Getting into debt is much easier than you think. You may consider yourself quite good with money, and then before you know it, a few impulse buys can get you in the red. If you are not financially literate and don’t get on top of your finances, the debt can accumulate a lot of interest and get on top of you. Here are some top reasons people get into debt:
- Commonly the number one cause for getting into debt is a big cut in your salary. The trouble with this is that you have very little control over it. For this reason, it is wise to start saving money as a backup. Even the smallest amount of money going into a savings account each month can be helpful.
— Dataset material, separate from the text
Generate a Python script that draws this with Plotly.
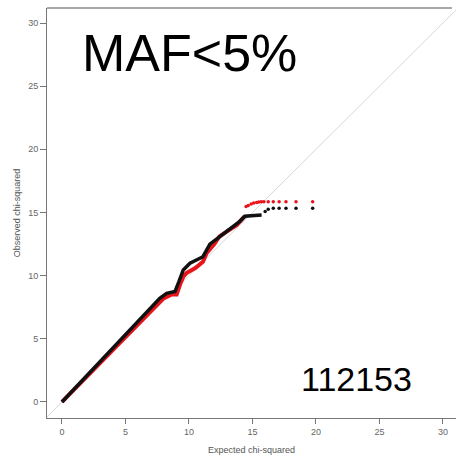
import plotly.graph_objects as go

# Red series (dense part, then sparse tail)
red_x = [0, 1, 2, 3, 4, 5, 6, 7, 8, 8.6, 9.03, 9.3, 9.55, 9.8, 10.5, 11.1, 11.4, 12.0, 12.4, 13.0, 13.75, 14.2, 14.4]
red_y = [0, 1.02, 2.05, 3.08, 4.1, 5.15, 6.2, 7.2, 8.2, 8.5, 8.5, 9.3, 9.92, 10.2, 10.6, 11.1, 11.8, 12.5, 13.1, 13.5, 14.0, 14.5, 14.7]
red_tail_x = [14.5, 14.67, 14.9, 15.1, 15.33, 15.5, 15.7, 15.9, 16.24, 16.64, 17.1, 17.64, 18.43, 19.74]
red_tail_y = [15.47, 15.55, 15.67, 15.75, 15.8, 15.83, 15.86, 15.86, 15.86, 15.86, 15.86, 15.86, 15.86, 15.86]

# Black series
blk_x = [0, 1, 2, 3, 4, 5, 6, 7, 7.7, 8.24, 8.9, 9.2, 9.55, 10.08, 10.6, 11.1, 11.65, 12.3, 12.97, 13.5, 14.0, 14.4, 15.0, 15.72]
blk_y = [0, 1.07, 2.15, 3.22, 4.3, 5.37, 6.45, 7.5, 8.2, 8.6, 8.75, 9.5, 10.45, 10.98, 11.24, 11.5, 12.5, 13.0, 13.5, 13.9, 14.3, 14.7, 14.75, 14.8]
blk_tail_x = [16.0, 16.24, 16.64, 17.1, 17.64, 18.43, 19.74]
blk_tail_y = [15.07, 15.26, 15.33, 15.33, 15.33, 15.33, 15.33]

ticks = [0, 5, 10, 15, 20, 25, 30]
diag = [-5, 40]

fig = go.Figure()
fig.add_trace(go.Scatter(x=diag, y=diag, mode="lines", line=dict(color="#d8d8d8", width=1), hoverinfo="skip"))
fig.add_trace(go.Scatter(x=red_x, y=red_y, mode="lines", line=dict(color="#e8141c", width=4)))
fig.add_trace(go.Scatter(x=red_tail_x, y=red_tail_y, mode="markers", marker=dict(color="#e8141c", size=3.5)))
fig.add_trace(go.Scatter(x=blk_x, y=blk_y, mode="lines", line=dict(color="#111111", width=3.5)))
fig.add_trace(go.Scatter(x=blk_tail_x, y=blk_tail_y, mode="markers", marker=dict(color="#111111", size=3.5)))

axis_font = dict(family="Liberation Sans, Arial", size=9, color="#666666")
fig.update_layout(
    width=456, height=457,
    margin=dict(l=47, r=0, t=8, b=39),
    plot_bgcolor="white", paper_bgcolor="white",
    showlegend=False,
    xaxis=dict(range=[-1.18, 31.03], tickvals=ticks, ticks="outside", ticklen=5, tickcolor="#777777",
               showline=True, linecolor="#777777", linewidth=1, mirror=False, showgrid=False, zeroline=False,
               tickfont=axis_font,
               title=dict(text="Expected chi-squared", font=dict(family="Liberation Sans, Arial", size=9, color="#555555"), standoff=10)),
    yaxis=dict(range=[-1.27, 31.19], tickvals=ticks, ticks="outside", ticklen=6, tickcolor="#777777",
               showline=True, linecolor="#777777", linewidth=1, mirror=False, showgrid=False, zeroline=False,
               tickfont=axis_font,
               title=dict(text="Observed chi-squared", font=dict(family="Liberation Sans, Arial", size=9, color="#555555"), standoff=6)),
    shapes=[dict(type="line", xref="paper", yref="paper", x0=0, x1=0.99, y0=1, y1=1,
                 line=dict(color="#888888", width=1.5))],
    annotations=[
        dict(x=1.4, y=27.6, xref="x", yref="y", text="MAF<5%", showarrow=False, xanchor="left", yanchor="middle",
             font=dict(family="Liberation Sans, Arial", size=52, color="black")),
        dict(x=18.7, y=1.85, xref="x", yref="y", text="112153", showarrow=False, xanchor="left", yanchor="middle",
             font=dict(family="Liberation Sans, Arial", size=34, color="black")),
    ],
)
fig.write_html("out.html")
- You are trying to build credit. According to Wonga SA, only 43% of the 18000 people they surveyed in 2015 understood what a credit report was. They say that there seems to be a lack of knowledge in this area. However, it seems counterproductive that to buy any large asset, such as a house, you need a good credit report – but without having had credit in the past, you can’t build such a good report. The bank or lender will want to know you are good at repaying debt, so getting out a credit card can be effective in this scenario. You can buy on it, and repay it back quickly, and this can build a good credit report to please your lender. However, you may find that spending out on your credit card and not repaying on time can accumulate debt which will undermine your ability to obtain a good credit report. The lesson here is to be very careful. As Wonga suggests, clueing yourself up on what you are borrowing and the exact terms and conditions is vital to make this process go well.
- Overspending/impulse buys. It is all too easy to overspend in this consumerist world where advertising is with you 24/7. Even if you didn’t think you needed a new car, a swanky advert can convince you otherwise. So, be wise with what you’re shown on TV. Don’t fall for snazzy adverts and think whether you really need the item before purchasing.
- Emergency situations. Life happens and sometimes, you are presented with a large bill, like a medical expense, that you couldn’t have foreseen. In this situation, drawing on credit can sometimes be your only option. And that’s OK – so long as you know what you are borrowing and how to repay it over the coming months.
- Many people get into debt with school fees. The idea is that your education will give you a better paid job, and so you can repay the loan in the future. To some extent this is a great idea, but unemployment is a growing concern as competition for high paid jobs is rife. If you are struggling with debt from education, look into grants or low interest loans that you can transfer your balance to. Always speak to someone if you are worried about debt.